*Input*.
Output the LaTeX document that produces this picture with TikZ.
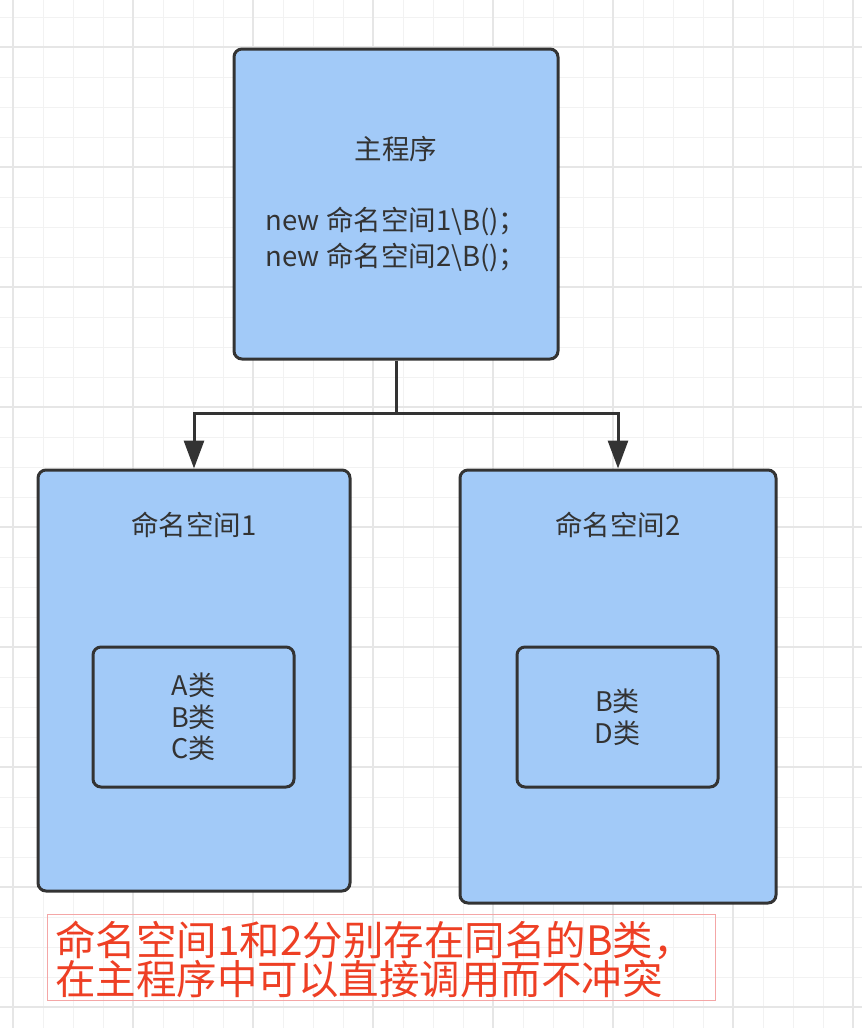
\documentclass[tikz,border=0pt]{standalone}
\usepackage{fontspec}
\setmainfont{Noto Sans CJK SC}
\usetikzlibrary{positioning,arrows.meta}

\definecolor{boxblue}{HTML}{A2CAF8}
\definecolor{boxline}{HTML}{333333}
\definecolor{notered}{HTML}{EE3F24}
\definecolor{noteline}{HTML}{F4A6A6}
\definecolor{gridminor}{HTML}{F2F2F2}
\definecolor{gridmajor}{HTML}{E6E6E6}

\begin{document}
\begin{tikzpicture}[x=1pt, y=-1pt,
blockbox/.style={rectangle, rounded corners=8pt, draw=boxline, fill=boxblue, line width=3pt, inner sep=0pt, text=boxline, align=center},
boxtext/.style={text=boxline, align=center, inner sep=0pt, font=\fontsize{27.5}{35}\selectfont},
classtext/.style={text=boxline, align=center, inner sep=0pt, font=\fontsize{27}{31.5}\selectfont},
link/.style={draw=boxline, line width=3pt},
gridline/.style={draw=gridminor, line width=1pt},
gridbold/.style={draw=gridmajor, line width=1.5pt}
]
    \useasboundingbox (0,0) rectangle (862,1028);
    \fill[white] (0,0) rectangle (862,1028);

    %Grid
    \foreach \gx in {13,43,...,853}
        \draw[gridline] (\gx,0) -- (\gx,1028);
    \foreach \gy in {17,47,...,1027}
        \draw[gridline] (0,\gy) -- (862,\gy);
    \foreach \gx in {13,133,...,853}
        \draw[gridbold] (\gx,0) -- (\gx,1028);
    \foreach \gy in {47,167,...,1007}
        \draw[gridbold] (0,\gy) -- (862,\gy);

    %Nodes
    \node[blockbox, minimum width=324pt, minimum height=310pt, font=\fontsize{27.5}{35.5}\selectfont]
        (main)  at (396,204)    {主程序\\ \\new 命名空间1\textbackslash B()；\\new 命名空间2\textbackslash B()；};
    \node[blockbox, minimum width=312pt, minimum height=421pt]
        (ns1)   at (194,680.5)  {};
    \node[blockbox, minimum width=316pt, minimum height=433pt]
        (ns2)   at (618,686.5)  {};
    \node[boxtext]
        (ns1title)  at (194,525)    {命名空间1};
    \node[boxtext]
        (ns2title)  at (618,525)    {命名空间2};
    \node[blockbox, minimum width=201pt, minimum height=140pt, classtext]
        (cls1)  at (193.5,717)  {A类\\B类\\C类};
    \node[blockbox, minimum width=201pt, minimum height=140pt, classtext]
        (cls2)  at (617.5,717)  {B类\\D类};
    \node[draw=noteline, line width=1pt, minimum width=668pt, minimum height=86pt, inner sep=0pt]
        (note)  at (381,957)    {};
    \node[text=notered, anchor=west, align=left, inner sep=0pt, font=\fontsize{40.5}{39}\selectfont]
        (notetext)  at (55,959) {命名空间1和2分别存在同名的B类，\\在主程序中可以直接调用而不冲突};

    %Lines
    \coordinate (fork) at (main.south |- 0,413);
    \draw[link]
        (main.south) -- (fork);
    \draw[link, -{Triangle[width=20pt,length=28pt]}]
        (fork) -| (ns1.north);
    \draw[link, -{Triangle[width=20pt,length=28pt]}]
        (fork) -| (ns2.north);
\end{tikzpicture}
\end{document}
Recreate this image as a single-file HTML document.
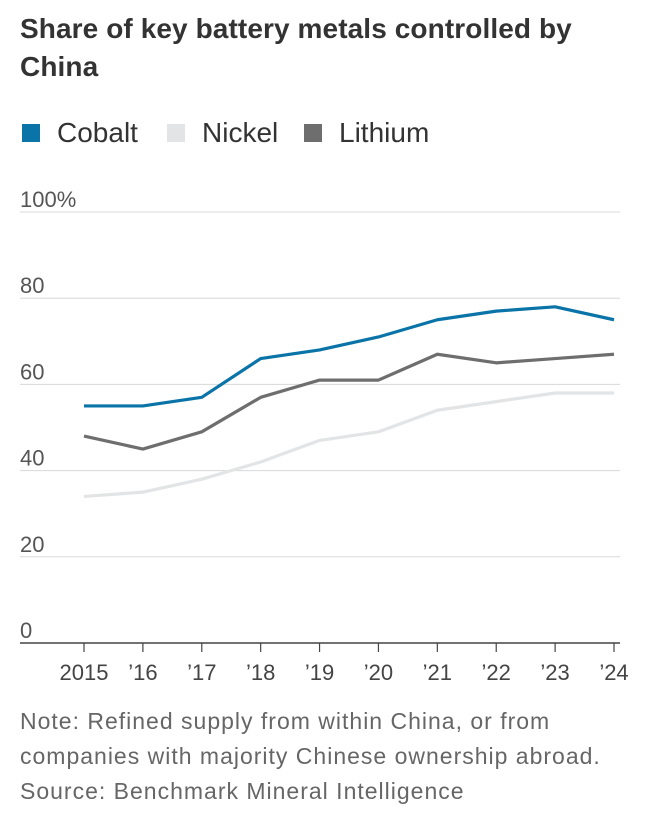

*Exercise aim*. Set down all the entries exactly as they appear, but skip any pictures.

*Result for this exercise*.
Output the LaTeX document that produces this picture with TikZ.
\documentclass[tikz,border=0pt]{standalone}
\usepackage{fontspec}
\setmainfont{Noto Sans CJK SC}
\usetikzlibrary{positioning,arrows.meta}

\definecolor{boxblue}{HTML}{A2CAF8}
\definecolor{boxline}{HTML}{333333}
\definecolor{notered}{HTML}{EE3F24}
\definecolor{noteline}{HTML}{F4A6A6}
\definecolor{gridminor}{HTML}{F2F2F2}
\definecolor{gridmajor}{HTML}{E6E6E6}

\begin{document}
\begin{tikzpicture}[x=1pt, y=-1pt,
blockbox/.style={rectangle, rounded corners=8pt, draw=boxline, fill=boxblue, line width=3pt, inner sep=0pt, text=boxline, align=center},
boxtext/.style={text=boxline, align=center, inner sep=0pt, font=\fontsize{27.5}{35}\selectfont},
classtext/.style={text=boxline, align=center, inner sep=0pt, font=\fontsize{27}{31.5}\selectfont},
link/.style={draw=boxline, line width=3pt},
gridline/.style={draw=gridminor, line width=1pt},
gridbold/.style={draw=gridmajor, line width=1.5pt}
]
    \useasboundingbox (0,0) rectangle (862,1028);
    \fill[white] (0,0) rectangle (862,1028);

    %Grid
    \foreach \gx in {13,43,...,853}
        \draw[gridline] (\gx,0) -- (\gx,1028);
    \foreach \gy in {17,47,...,1027}
        \draw[gridline] (0,\gy) -- (862,\gy);
    \foreach \gx in {13,133,...,853}
        \draw[gridbold] (\gx,0) -- (\gx,1028);
    \foreach \gy in {47,167,...,1007}
        \draw[gridbold] (0,\gy) -- (862,\gy);

    %Nodes
    \node[blockbox, minimum width=324pt, minimum height=310pt, font=\fontsize{27.5}{35.5}\selectfont]
        (main)  at (396,204)    {主程序\\ \\new 命名空间1\textbackslash B()；\\new 命名空间2\textbackslash B()；};
    \node[blockbox, minimum width=312pt, minimum height=421pt]
        (ns1)   at (194,680.5)  {};
    \node[blockbox, minimum width=316pt, minimum height=433pt]
        (ns2)   at (618,686.5)  {};
    \node[boxtext]
        (ns1title)  at (194,525)    {命名空间1};
    \node[boxtext]
        (ns2title)  at (618,525)    {命名空间2};
    \node[blockbox, minimum width=201pt, minimum height=140pt, classtext]
        (cls1)  at (193.5,717)  {A类\\B类\\C类};
    \node[blockbox, minimum width=201pt, minimum height=140pt, classtext]
        (cls2)  at (617.5,717)  {B类\\D类};
    \node[draw=noteline, line width=1pt, minimum width=668pt, minimum height=86pt, inner sep=0pt]
        (note)  at (381,957)    {};
    \node[text=notered, anchor=west, align=left, inner sep=0pt, font=\fontsize{40.5}{39}\selectfont]
        (notetext)  at (55,959) {命名空间1和2分别存在同名的B类，\\在主程序中可以直接调用而不冲突};

    %Lines
    \coordinate (fork) at (main.south |- 0,413);
    \draw[link]
        (main.south) -- (fork);
    \draw[link, -{Triangle[width=20pt,length=28pt]}]
        (fork) -| (ns1.north);
    \draw[link, -{Triangle[width=20pt,length=28pt]}]
        (fork) -| (ns2.north);
\end{tikzpicture}
\end{document}
Recreate this image as a single-file HTML document.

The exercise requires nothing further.